PROMPT: Pick out every line that holds the string "page" and copy it.

━━ DATA EXCERPT ━━

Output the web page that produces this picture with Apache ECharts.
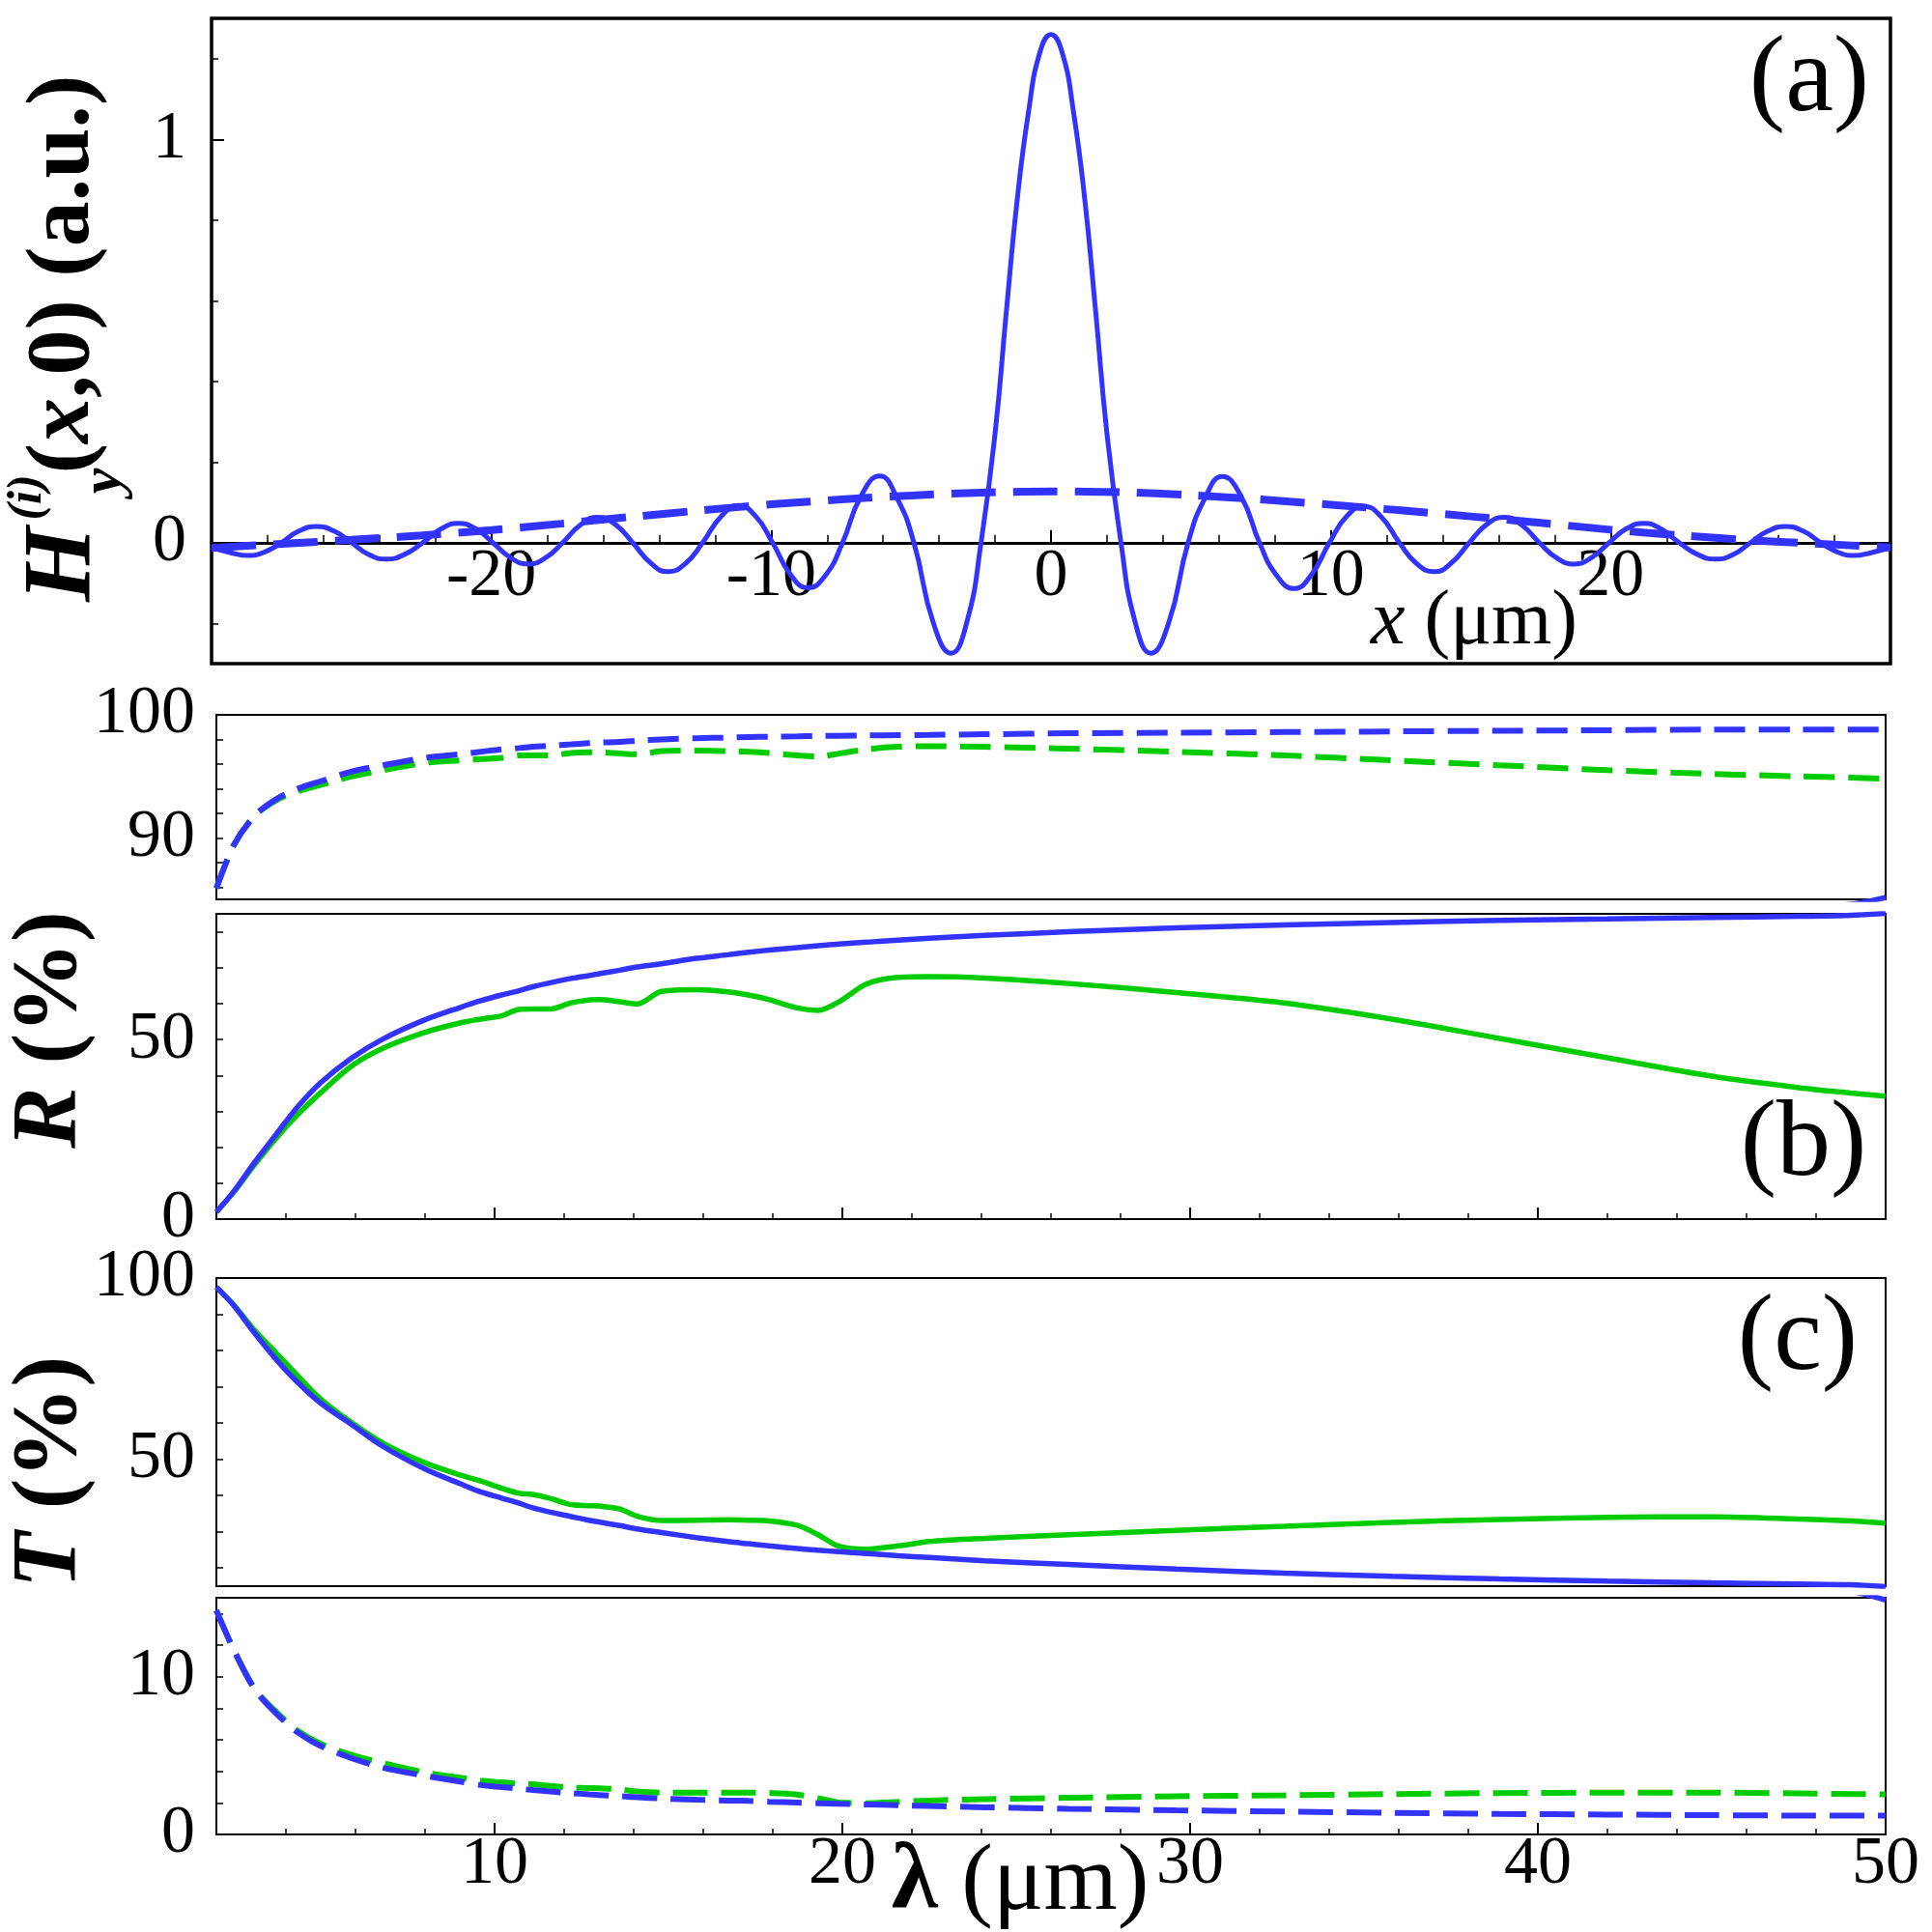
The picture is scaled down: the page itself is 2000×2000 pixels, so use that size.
<!DOCTYPE html>
<html>
<head>
<meta charset="utf-8">
<script src="https://cdn.jsdelivr.net/npm/echarts@6/dist/echarts.min.js"></script>
<style>
  html, body { margin: 0; padding: 0; background: #fff; }
  #chart { width: 2000px; height: 2000px; }
</style>
</head>
<body>
<div id="chart"></div>
<script>
// panel (a): incident field profile along x (um)
var xA = [-30, -29.3, -28.72, -28.1, -27.5, -26.9, -26.25, -25.6, -25.0, -24.4, -23.75, -23.1, -22.45, -21.8, -21.2, -20.55,
  -19.95, -19.3, -18.7, -18.05, -17.45, -16.8, -16.2, -15.55, -14.95, -14.3, -13.7, -13.05, -12.45, -11.8, -11.18, -10.55,
  -9.95, -9.3, -8.69, -8.05, -7.45, -6.8, -6.12, -5.5, -4.9, -4.2, -3.57, -3.0, -2.5, -2.0, -1.6, -1.2, -0.8, -0.4,
  0, 0.4, 0.8, 1.2, 1.6, 2.0, 2.5, 3.0, 3.57, 4.2, 4.9, 5.5, 6.12, 6.8, 7.45, 8.05, 8.69, 9.3, 9.95,
  10.55, 11.18, 11.8, 12.45, 13.05, 13.7, 14.3, 14.95, 15.55, 16.2, 16.8, 17.45, 18.05, 18.7, 19.3, 19.95,
  20.55, 21.2, 21.8, 22.45, 23.1, 23.75, 24.4, 25.0, 25.6, 26.25, 26.9, 27.5, 28.1, 28.72, 29.3, 30];
var hA = [-0.012, -0.025, -0.032, -0.023, 0, 0.028, 0.040, 0.028, 0, -0.029, -0.041, -0.029, 0, 0.034, 0.048, 0.034,
  0, -0.038, -0.053, -0.037, 0, 0.045, 0.063, 0.044, 0, -0.051, -0.072, -0.051, 0, 0.064, 0.092, 0.065,
  0, -0.08, -0.112, -0.08, 0, 0.114, 0.165, 0.11, 0, -0.2, -0.274, -0.195, 0, 0.27, 0.57, 0.855, 1.07, 1.215,
  1.26, 1.215, 1.07, 0.855, 0.57, 0.27, 0, -0.195, -0.274, -0.2, 0, 0.11, 0.164, 0.114, 0, -0.08, -0.114, -0.08, 0,
  0.064, 0.090, 0.064, 0, -0.051, -0.072, -0.051, 0, 0.044, 0.063, 0.045, 0, -0.037, -0.053, -0.038, 0,
  0.034, 0.048, 0.034, 0, -0.029, -0.041, -0.029, 0, 0.028, 0.040, 0.028, 0, -0.023, -0.032, -0.025, -0.012];
var xB = [-30, -27.5, -25, -22.5, -20, -17.5, -15, -12.5, -10, -7.5, -5, -2.5, 0, 2.5, 5, 7.5, 10, 12.5, 15, 17.5, 20, 22.5, 25, 27.5, 30];
var hB = [-0.013, -0.003, 0.007, 0.018, 0.031, 0.047, 0.064, 0.080, 0.095, 0.107, 0.117, 0.124, 0.127, 0.125, 0.118, 0.107,
  0.094, 0.080, 0.065, 0.049, 0.032, 0.018, 0.006, -0.003, -0.012];

// panels (b), (c): wavelength (um)
var lambda = [2.0, 2.5, 3.1, 3.75, 4.35, 5.0, 5.9, 6.8, 8.0, 9.0, 9.6, 10.2, 10.7, 11.1, 11.6, 12.2, 12.7, 13.0, 13.6, 14.1,
  14.8, 15.8, 16.7, 17.3, 17.9, 18.7, 19.3, 19.9, 20.7, 21.6, 22.5, 24.1, 26.5, 29.6, 32.7, 35.8, 38.9, 42.0, 45.0, 47.5, 49.0, 50.0];
// reflectance (%)
var rBlue = [2.0, 7.7, 15.8, 24.0, 31.4, 38.0, 44.9, 50.2, 55.5, 58.9, 60.8, 62.4, 63.6, 64.7, 65.8, 67.0, 67.8, 68.3, 69.3, 70.2,
  71.1, 72.6, 73.6, 74.3, 74.9, 75.6, 76.1, 76.6, 77.1, 77.7, 78.2, 79.0, 80.0, 81.1, 81.9, 82.6, 83.2, 83.6, 84.0, 84.3, 84.6, 85.15];
var rGreen = [2.0, 7.5, 15.2, 22.9, 29.2, 35.2, 42.7, 47.6, 52.0, 54.6, 55.7, 56.6, 58.4, 58.5, 58.5, 60.2, 61.0, 61.1, 60.5, 59.9,
  63.4, 63.9, 63.3, 62.4, 61.1, 58.8, 58.1, 60.5, 65.5, 67.3, 67.5, 67.1, 65.6, 63.1, 60.2, 55.7, 50.3, 44.9, 39.8, 36.6, 35.1, 34.2];
var rBlueDash = [85.9, 89.4, 91.8, 93.2, 94.0, 94.6, 95.4, 95.9, 96.5, 96.8, 97.0, 97.2, 97.3, 97.4, 97.5, 97.6, 97.7, 97.75, 97.8, 97.9,
  98.0, 98.1, 98.15, 98.2, 98.22, 98.25, 98.28, 98.3, 98.32, 98.35, 98.37, 98.42, 98.5, 98.55, 98.6, 98.65, 98.7, 98.75, 98.8, 98.8, 98.8, 98.8];
var rGreenDash = [85.9, 89.4, 91.8, 93.1, 93.8, 94.3, 95.0, 95.5, 96.1, 96.3, 96.4, 96.5, 96.7, 96.7, 96.7, 96.9, 96.95, 96.95, 96.85, 96.8,
  97.05, 97.1, 97.05, 97.0, 96.9, 96.7, 96.6, 96.85, 97.2, 97.4, 97.45, 97.4, 97.25, 97.0, 96.7, 96.3, 95.9, 95.5, 95.2, 95.0, 94.9, 94.8];
// transmittance (%)
var tBlue = [97.5, 92.4, 84.8, 77.2, 71.1, 65.5, 59.5, 53.5, 47.3, 43.3, 41.0, 39.3, 37.9, 36.6, 35.4, 34.2, 33.2, 32.7, 31.7, 30.8,
  29.8, 28.4, 27.3, 26.7, 26.1, 25.4, 24.9, 24.5, 24.0, 23.4, 22.9, 22.0, 21.0, 19.7, 18.6, 17.7, 17.0, 16.4, 15.9, 15.6, 15.4, 14.85];
var tGreen = [97.5, 92.6, 85.6, 79.0, 72.9, 66.6, 60.0, 54.4, 49.0, 45.7, 44.0, 42.0, 40.6, 40.3, 39.2, 37.5, 37.2, 37.1, 36.3, 34.3,
  33.1, 33.2, 33.3, 33.2, 33.0, 31.8, 29.2, 26.0, 25.2, 26.1, 27.3, 28.2, 29.2, 30.4, 31.5, 32.6, 33.4, 34.0, 34.1, 33.5, 33.0, 32.4];
var tBlueDash = [14.2, 11.7, 9.2, 7.6, 6.45, 5.6, 4.82, 4.22, 3.72, 3.35, 3.13, 3.0, 2.9, 2.81, 2.72, 2.62, 2.54, 2.5, 2.42, 2.36,
  2.28, 2.2, 2.15, 2.12, 2.07, 2.02, 1.98, 1.94, 1.9, 1.85, 1.8, 1.72, 1.63, 1.53, 1.45, 1.37, 1.3, 1.26, 1.22, 1.2, 1.2, 1.2];
var tGreenDash = [14.2, 11.7, 9.25, 7.7, 6.55, 5.74, 5.03, 4.52, 3.93, 3.6, 3.42, 3.3, 3.22, 3.18, 3.07, 2.97, 2.94, 2.93, 2.85, 2.72,
  2.65, 2.65, 2.65, 2.65, 2.63, 2.52, 2.3, 2.02, 1.98, 2.06, 2.15, 2.24, 2.32, 2.42, 2.48, 2.56, 2.62, 2.65, 2.65, 2.6, 2.56, 2.54];

var blue = '#3333ff';
var green = '#00cc00';
var serif = "'Liberation Serif', 'Times New Roman', serif";

var chart = echarts.init(document.getElementById('chart'));

function pairs(xs, ys) {
  return xs.map(function (x, i) { return [x, ys[i]]; });
}

function line(xi, yi, xs, ys, color, width, type, smooth) {
  return {
    type: 'line', xAxisIndex: xi, yAxisIndex: yi,
    data: pairs(xs, ys),
    symbol: 'none', showSymbol: false,
    smooth: smooth == null ? 0.3 : smooth,
    clip: true,
    lineStyle: { color: color, width: width, type: type || 'solid', cap: 'butt' }
  };
}

function frame(left, top, width, height, bw) {
  return { left: left, top: top, width: width, height: height, show: bw > 0, borderColor: '#000',
    borderWidth: bw, backgroundColor: 'transparent', outerBoundsMode: 'none', containLabel: false };
}

var tickLabel = { fontFamily: serif, fontSize: 70, color: '#000' };

function yAx(grid, min, max, ticks, labels, margin) {
  return {
    gridIndex: grid, type: 'value', min: min, max: max, position: 'left',
    axisLine: { show: false, onZero: false },
    axisTick: { inside: true, length: 7, customValues: ticks, lineStyle: { color: '#000', width: 1.5 } },
    axisLabel: Object.assign({ customValues: labels, margin: margin || 22 }, tickLabel),
    splitLine: { show: false }
  };
}

function lamAxis(grid, showTicks, labels) {
  return {
    gridIndex: grid, type: 'value', min: 2, max: 50, interval: 2, position: 'bottom', show: showTicks,
    axisLine: { show: false, onZero: false },
    axisTick: { show: showTicks, inside: true, length: 6, lineStyle: { color: '#000', width: 1.5 } },
    axisLabel: labels ? Object.assign({ customValues: labels, margin: -3 }, tickLabel) : { show: false },
    splitLine: { show: false }
  };
}

function lamMajor(grid) {
  return {
    gridIndex: grid, type: 'value', min: 2, max: 50, position: 'bottom',
    axisLine: { show: false, onZero: false },
    axisTick: { inside: true, length: 12, customValues: [10, 20, 30, 40], lineStyle: { color: '#000', width: 2 } },
    axisLabel: { show: false },
    splitLine: { show: false }
  };
}

function txt(x, y, text, rich, rot, extra) {
  var style = Object.assign({ text: text, rich: rich, fill: '#000', align: 'center', verticalAlign: 'middle',
    textAlign: 'center', textVerticalAlign: 'middle' }, extra || {});
  return { type: 'text', x: x, y: y, rotation: rot || 0, z: 10, style: style };
}

function rs(size, weight, italic) {
  return { fontFamily: serif, fontSize: size, fontWeight: weight || 'normal', fontStyle: italic ? 'italic' : 'normal', fill: '#000', color: '#000' };
}

var up = Math.PI / 2;

var option = {
  animation: false,
  backgroundColor: '#fff',
  grid: [
    frame(219, 19, 1738, 668, 3.5),
    frame(224, 740, 1728, 191, 2),
    frame(224, 946, 1728, 316, 2),
    frame(224, 1323, 1728, 319, 2),
    frame(224, 1654, 1728, 245, 2),
    // helper grid whose bottom edge sits on H = 0 of panel (a)
    frame(219, 19, 1738, 542.75, 0)
  ],
  xAxis: [
    { gridIndex: 0, type: 'value', min: -30, max: 30, show: false, splitLine: { show: false } },
    lamAxis(1, false),
    lamAxis(2, true),
    lamMajor(2),
    lamAxis(3, false),
    lamAxis(4, true, [10, 20, 30, 40, 50]),
    lamMajor(4),
    {
      gridIndex: 5, type: 'value', min: -30, max: 30, interval: 10, position: 'bottom',
      axisLine: { onZero: false, lineStyle: { color: '#000', width: 3 } },
      axisTick: { inside: true, length: 13, lineStyle: { color: '#000', width: 2 } },
      minorTick: { show: true, splitNumber: 5, length: 8, lineStyle: { color: '#000', width: 1.5 } },
      axisLabel: Object.assign({ customValues: [-20, -10, 0, 10, 20], margin: 1 }, tickLabel),
      splitLine: { show: false }
    }
  ],
  yAxis: [
    yAx(0, -0.3, 1.3, [-0.2, 0, 0.2, 0.4, 0.6, 0.8, 1, 1.2], [0, 1], 26),
    {
      gridIndex: 0, type: 'value', min: -0.3, max: 1.3, position: 'left',
      axisLine: { show: false, onZero: false },
      axisTick: { inside: true, length: 13, customValues: [0, 1], lineStyle: { color: '#000', width: 2 } },
      axisLabel: { show: false },
      splitLine: { show: false }
    },
    yAx(1, 85, 100, [86, 88, 90, 92, 94, 96, 98], [90, 100]),
    yAx(2, 0, 85, [10, 20, 30, 40, 50, 60, 70, 80], [0, 50]),
    yAx(3, 15, 100, [20, 30, 40, 50, 60, 70, 80, 90], [50, 100]),
    yAx(4, 0, 15, [2, 4, 6, 8, 10, 12, 14], [0, 10]),
    { gridIndex: 5, type: 'value', min: 0, max: 1, show: false, splitLine: { show: false } }
  ],
  series: [
    line(0, 0, xA, hA, blue, 5, 'solid', 0.5),
    line(0, 0, xB, hB, blue, 8, [46, 18], 0.3),

    line(1, 2, lambda, rGreenDash, green, 6, [32, 14]),
    line(1, 2, lambda, rBlueDash, blue, 6, [32, 14]),
    line(1, 2, lambda, rBlue, blue, 5.5),

    line(2, 3, lambda, rGreen, green, 5.5),
    line(2, 3, lambda, rBlue, blue, 5.5),

    line(4, 4, lambda, tGreen, green, 5.5),
    line(4, 4, lambda, tBlue, blue, 5.5),

    line(5, 5, lambda, tGreenDash, green, 6, [36, 14]),
    line(5, 5, lambda, tBlueDash, blue, 6, [36, 14]),
    line(5, 5, lambda, tBlue, blue, 5.5)
  ],
  graphic: [
    // panel letters
    txt(1873, 85, '(a)', null, 0, { font: '112px ' + serif }),
    txt(1867, 1187, '(b)', null, 0, { font: '112px ' + serif }),
    txt(1861, 1388, '(c)', null, 0, { font: '112px ' + serif }),
    // axis titles
    txt(1526, 645, '{i|x}{n| (\u03bcm)}', { i: rs(80, 'normal', true), n: rs(80) }),
    txt(1056, 1950, '{b|\u03bb}{n| (\u03bcm)}', { b: rs(98, 'bold'), n: rs(98) }),
    txt(53, 1066, '{bi|R}{b| (%)}', { bi: rs(95, 'bold', true), b: rs(95, 'bold') }, up),
    txt(53, 1524, '{bi|T}{b| (%)}', { bi: rs(95, 'bold', true), b: rs(95, 'bold') }, up),
    // H_y^(i)(x,0) (a.u.)
    txt(66, 584, 'H', null, up, { font: 'italic bold 100px ' + serif }),
    txt(29, 515, '(i)', null, up, { font: 'italic bold 50px ' + serif }),
    txt(108, 498, 'y', null, up, { font: 'italic bold 60px ' + serif }),
    txt(67, 284, '{b|(}{bi|x}{b|,0) (a.u.)}', { b: rs(94, 'bold'), bi: rs(94, 'bold', true) }, up)
  ]
};

chart.setOption(option);
</script>
</body>
</html>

━━━

FULL RESPONSE:
Output the web page that produces this picture with Apache ECharts.
The picture is scaled down: the page itself is 2000×2000 pixels, so use that size.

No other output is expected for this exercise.